Goal – Under this task are some entries; return every one of them exactly.

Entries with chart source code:
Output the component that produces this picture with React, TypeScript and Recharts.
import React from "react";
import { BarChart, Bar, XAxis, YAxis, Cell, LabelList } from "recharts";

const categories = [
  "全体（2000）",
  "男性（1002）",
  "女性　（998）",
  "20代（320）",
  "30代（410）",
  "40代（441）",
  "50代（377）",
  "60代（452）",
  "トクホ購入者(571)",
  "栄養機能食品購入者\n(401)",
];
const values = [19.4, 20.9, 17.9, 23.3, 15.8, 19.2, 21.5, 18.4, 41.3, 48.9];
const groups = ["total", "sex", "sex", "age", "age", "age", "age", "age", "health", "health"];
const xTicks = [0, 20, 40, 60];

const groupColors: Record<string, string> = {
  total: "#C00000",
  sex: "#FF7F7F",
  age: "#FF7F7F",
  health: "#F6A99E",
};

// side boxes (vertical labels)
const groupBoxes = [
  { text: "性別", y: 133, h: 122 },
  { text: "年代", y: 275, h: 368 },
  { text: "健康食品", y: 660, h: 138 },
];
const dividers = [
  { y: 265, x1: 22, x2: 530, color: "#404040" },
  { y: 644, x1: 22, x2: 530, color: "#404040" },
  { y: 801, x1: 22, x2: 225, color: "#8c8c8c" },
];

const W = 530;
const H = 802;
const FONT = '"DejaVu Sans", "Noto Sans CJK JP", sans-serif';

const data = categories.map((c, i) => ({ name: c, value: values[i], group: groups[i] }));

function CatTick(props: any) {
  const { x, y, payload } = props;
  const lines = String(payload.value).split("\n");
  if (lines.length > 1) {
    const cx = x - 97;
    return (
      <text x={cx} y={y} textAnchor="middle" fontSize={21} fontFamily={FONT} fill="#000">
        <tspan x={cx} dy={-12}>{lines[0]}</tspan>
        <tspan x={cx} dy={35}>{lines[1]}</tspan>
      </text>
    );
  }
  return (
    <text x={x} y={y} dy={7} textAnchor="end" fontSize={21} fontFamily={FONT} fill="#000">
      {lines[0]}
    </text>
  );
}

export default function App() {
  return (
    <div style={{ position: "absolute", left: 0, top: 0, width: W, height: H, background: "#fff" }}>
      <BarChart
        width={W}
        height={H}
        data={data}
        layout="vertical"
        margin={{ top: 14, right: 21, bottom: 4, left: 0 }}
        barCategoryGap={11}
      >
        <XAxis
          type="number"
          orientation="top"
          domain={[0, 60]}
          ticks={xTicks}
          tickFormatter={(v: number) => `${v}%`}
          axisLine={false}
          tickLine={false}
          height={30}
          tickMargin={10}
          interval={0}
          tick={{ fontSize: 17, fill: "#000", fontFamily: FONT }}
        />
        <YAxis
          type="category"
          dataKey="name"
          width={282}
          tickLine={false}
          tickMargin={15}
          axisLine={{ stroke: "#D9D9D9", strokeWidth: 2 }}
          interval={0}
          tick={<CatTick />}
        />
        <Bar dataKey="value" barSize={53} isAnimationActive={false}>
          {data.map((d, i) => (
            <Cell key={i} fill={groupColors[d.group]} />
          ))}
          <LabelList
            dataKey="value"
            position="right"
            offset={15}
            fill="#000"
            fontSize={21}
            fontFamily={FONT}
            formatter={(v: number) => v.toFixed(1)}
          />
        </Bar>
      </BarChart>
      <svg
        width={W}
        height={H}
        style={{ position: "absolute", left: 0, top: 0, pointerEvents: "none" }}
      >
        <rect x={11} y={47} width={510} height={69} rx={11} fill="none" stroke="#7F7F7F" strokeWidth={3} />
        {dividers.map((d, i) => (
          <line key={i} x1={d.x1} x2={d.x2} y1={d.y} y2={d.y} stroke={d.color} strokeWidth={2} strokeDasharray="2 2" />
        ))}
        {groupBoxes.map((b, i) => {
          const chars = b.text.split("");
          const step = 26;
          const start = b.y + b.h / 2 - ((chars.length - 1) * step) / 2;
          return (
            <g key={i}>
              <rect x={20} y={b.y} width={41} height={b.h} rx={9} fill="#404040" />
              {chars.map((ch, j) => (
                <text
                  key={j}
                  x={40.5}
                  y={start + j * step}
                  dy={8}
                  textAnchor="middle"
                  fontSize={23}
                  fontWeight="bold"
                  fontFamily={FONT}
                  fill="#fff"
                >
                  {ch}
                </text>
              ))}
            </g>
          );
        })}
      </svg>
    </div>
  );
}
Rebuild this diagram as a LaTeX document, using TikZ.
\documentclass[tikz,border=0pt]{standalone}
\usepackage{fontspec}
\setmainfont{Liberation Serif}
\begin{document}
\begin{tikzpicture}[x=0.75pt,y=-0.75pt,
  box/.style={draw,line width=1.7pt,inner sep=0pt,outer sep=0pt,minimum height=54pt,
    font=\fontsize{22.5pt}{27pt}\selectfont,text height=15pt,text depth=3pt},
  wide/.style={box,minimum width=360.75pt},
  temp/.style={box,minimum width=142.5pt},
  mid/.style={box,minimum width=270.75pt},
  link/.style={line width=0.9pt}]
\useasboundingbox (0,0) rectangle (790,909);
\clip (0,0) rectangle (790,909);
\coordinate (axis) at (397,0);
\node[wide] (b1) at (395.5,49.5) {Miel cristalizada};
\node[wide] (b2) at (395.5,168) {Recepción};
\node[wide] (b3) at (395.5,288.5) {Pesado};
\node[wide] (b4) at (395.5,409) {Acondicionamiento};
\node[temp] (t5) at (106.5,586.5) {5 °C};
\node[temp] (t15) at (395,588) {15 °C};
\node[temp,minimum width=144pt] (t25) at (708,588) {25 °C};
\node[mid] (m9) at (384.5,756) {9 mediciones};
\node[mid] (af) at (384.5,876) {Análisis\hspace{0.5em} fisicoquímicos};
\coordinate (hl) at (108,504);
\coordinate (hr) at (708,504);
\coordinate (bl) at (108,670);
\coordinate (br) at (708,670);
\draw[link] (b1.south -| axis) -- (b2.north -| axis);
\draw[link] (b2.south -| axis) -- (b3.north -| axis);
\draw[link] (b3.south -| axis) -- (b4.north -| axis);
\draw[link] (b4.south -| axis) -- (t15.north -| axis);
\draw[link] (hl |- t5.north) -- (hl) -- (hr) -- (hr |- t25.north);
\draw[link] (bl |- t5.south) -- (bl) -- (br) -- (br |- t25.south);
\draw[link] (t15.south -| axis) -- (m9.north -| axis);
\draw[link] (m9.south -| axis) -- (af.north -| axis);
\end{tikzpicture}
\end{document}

Result –
Output the component that produces this picture with React, TypeScript and Recharts.
import React from "react";
import { BarChart, Bar, XAxis, YAxis, Cell, LabelList } from "recharts";

const categories = [
  "全体（2000）",
  "男性（1002）",
  "女性　（998）",
  "20代（320）",
  "30代（410）",
  "40代（441）",
  "50代（377）",
  "60代（452）",
  "トクホ購入者(571)",
  "栄養機能食品購入者\n(401)",
];
const values = [19.4, 20.9, 17.9, 23.3, 15.8, 19.2, 21.5, 18.4, 41.3, 48.9];
const groups = ["total", "sex", "sex", "age", "age", "age", "age", "age", "health", "health"];
const xTicks = [0, 20, 40, 60];

const groupColors: Record<string, string> = {
  total: "#C00000",
  sex: "#FF7F7F",
  age: "#FF7F7F",
  health: "#F6A99E",
};

// side boxes (vertical labels)
const groupBoxes = [
  { text: "性別", y: 133, h: 122 },
  { text: "年代", y: 275, h: 368 },
  { text: "健康食品", y: 660, h: 138 },
];
const dividers = [
  { y: 265, x1: 22, x2: 530, color: "#404040" },
  { y: 644, x1: 22, x2: 530, color: "#404040" },
  { y: 801, x1: 22, x2: 225, color: "#8c8c8c" },
];

const W = 530;
const H = 802;
const FONT = '"DejaVu Sans", "Noto Sans CJK JP", sans-serif';

const data = categories.map((c, i) => ({ name: c, value: values[i], group: groups[i] }));

function CatTick(props: any) {
  const { x, y, payload } = props;
  const lines = String(payload.value).split("\n");
  if (lines.length > 1) {
    const cx = x - 97;
    return (
      <text x={cx} y={y} textAnchor="middle" fontSize={21} fontFamily={FONT} fill="#000">
        <tspan x={cx} dy={-12}>{lines[0]}</tspan>
        <tspan x={cx} dy={35}>{lines[1]}</tspan>
      </text>
    );
  }
  return (
    <text x={x} y={y} dy={7} textAnchor="end" fontSize={21} fontFamily={FONT} fill="#000">
      {lines[0]}
    </text>
  );
}

export default function App() {
  return (
    <div style={{ position: "absolute", left: 0, top: 0, width: W, height: H, background: "#fff" }}>
      <BarChart
        width={W}
        height={H}
        data={data}
        layout="vertical"
        margin={{ top: 14, right: 21, bottom: 4, left: 0 }}
        barCategoryGap={11}
      >
        <XAxis
          type="number"
          orientation="top"
          domain={[0, 60]}
          ticks={xTicks}
          tickFormatter={(v: number) => `${v}%`}
          axisLine={false}
          tickLine={false}
          height={30}
          tickMargin={10}
          interval={0}
          tick={{ fontSize: 17, fill: "#000", fontFamily: FONT }}
        />
        <YAxis
          type="category"
          dataKey="name"
          width={282}
          tickLine={false}
          tickMargin={15}
          axisLine={{ stroke: "#D9D9D9", strokeWidth: 2 }}
          interval={0}
          tick={<CatTick />}
        />
        <Bar dataKey="value" barSize={53} isAnimationActive={false}>
          {data.map((d, i) => (
            <Cell key={i} fill={groupColors[d.group]} />
          ))}
          <LabelList
            dataKey="value"
            position="right"
            offset={15}
            fill="#000"
            fontSize={21}
            fontFamily={FONT}
            formatter={(v: number) => v.toFixed(1)}
          />
        </Bar>
      </BarChart>
      <svg
        width={W}
        height={H}
        style={{ position: "absolute", left: 0, top: 0, pointerEvents: "none" }}
      >
        <rect x={11} y={47} width={510} height={69} rx={11} fill="none" stroke="#7F7F7F" strokeWidth={3} />
        {dividers.map((d, i) => (
          <line key={i} x1={d.x1} x2={d.x2} y1={d.y} y2={d.y} stroke={d.color} strokeWidth={2} strokeDasharray="2 2" />
        ))}
        {groupBoxes.map((b, i) => {
          const chars = b.text.split("");
          const step = 26;
          const start = b.y + b.h / 2 - ((chars.length - 1) * step) / 2;
          return (
            <g key={i}>
              <rect x={20} y={b.y} width={41} height={b.h} rx={9} fill="#404040" />
              {chars.map((ch, j) => (
                <text
                  key={j}
                  x={40.5}
                  y={start + j * step}
                  dy={8}
                  textAnchor="middle"
                  fontSize={23}
                  fontWeight="bold"
                  fontFamily={FONT}
                  fill="#fff"
                >
                  {ch}
                </text>
              ))}
            </g>
          );
        })}
      </svg>
    </div>
  );
}
Rebuild this diagram as a LaTeX document, using TikZ.
\documentclass[tikz,border=0pt]{standalone}
\usepackage{fontspec}
\setmainfont{Liberation Serif}
\begin{document}
\begin{tikzpicture}[x=0.75pt,y=-0.75pt,
  box/.style={draw,line width=1.7pt,inner sep=0pt,outer sep=0pt,minimum height=54pt,
    font=\fontsize{22.5pt}{27pt}\selectfont,text height=15pt,text depth=3pt},
  wide/.style={box,minimum width=360.75pt},
  temp/.style={box,minimum width=142.5pt},
  mid/.style={box,minimum width=270.75pt},
  link/.style={line width=0.9pt}]
\useasboundingbox (0,0) rectangle (790,909);
\clip (0,0) rectangle (790,909);
\coordinate (axis) at (397,0);
\node[wide] (b1) at (395.5,49.5) {Miel cristalizada};
\node[wide] (b2) at (395.5,168) {Recepción};
\node[wide] (b3) at (395.5,288.5) {Pesado};
\node[wide] (b4) at (395.5,409) {Acondicionamiento};
\node[temp] (t5) at (106.5,586.5) {5 °C};
\node[temp] (t15) at (395,588) {15 °C};
\node[temp,minimum width=144pt] (t25) at (708,588) {25 °C};
\node[mid] (m9) at (384.5,756) {9 mediciones};
\node[mid] (af) at (384.5,876) {Análisis\hspace{0.5em} fisicoquímicos};
\coordinate (hl) at (108,504);
\coordinate (hr) at (708,504);
\coordinate (bl) at (108,670);
\coordinate (br) at (708,670);
\draw[link] (b1.south -| axis) -- (b2.north -| axis);
\draw[link] (b2.south -| axis) -- (b3.north -| axis);
\draw[link] (b3.south -| axis) -- (b4.north -| axis);
\draw[link] (b4.south -| axis) -- (t15.north -| axis);
\draw[link] (hl |- t5.north) -- (hl) -- (hr) -- (hr |- t25.north);
\draw[link] (bl |- t5.south) -- (bl) -- (br) -- (br |- t25.south);
\draw[link] (t15.south -| axis) -- (m9.north -| axis);
\draw[link] (m9.south -| axis) -- (af.north -| axis);
\end{tikzpicture}
\end{document}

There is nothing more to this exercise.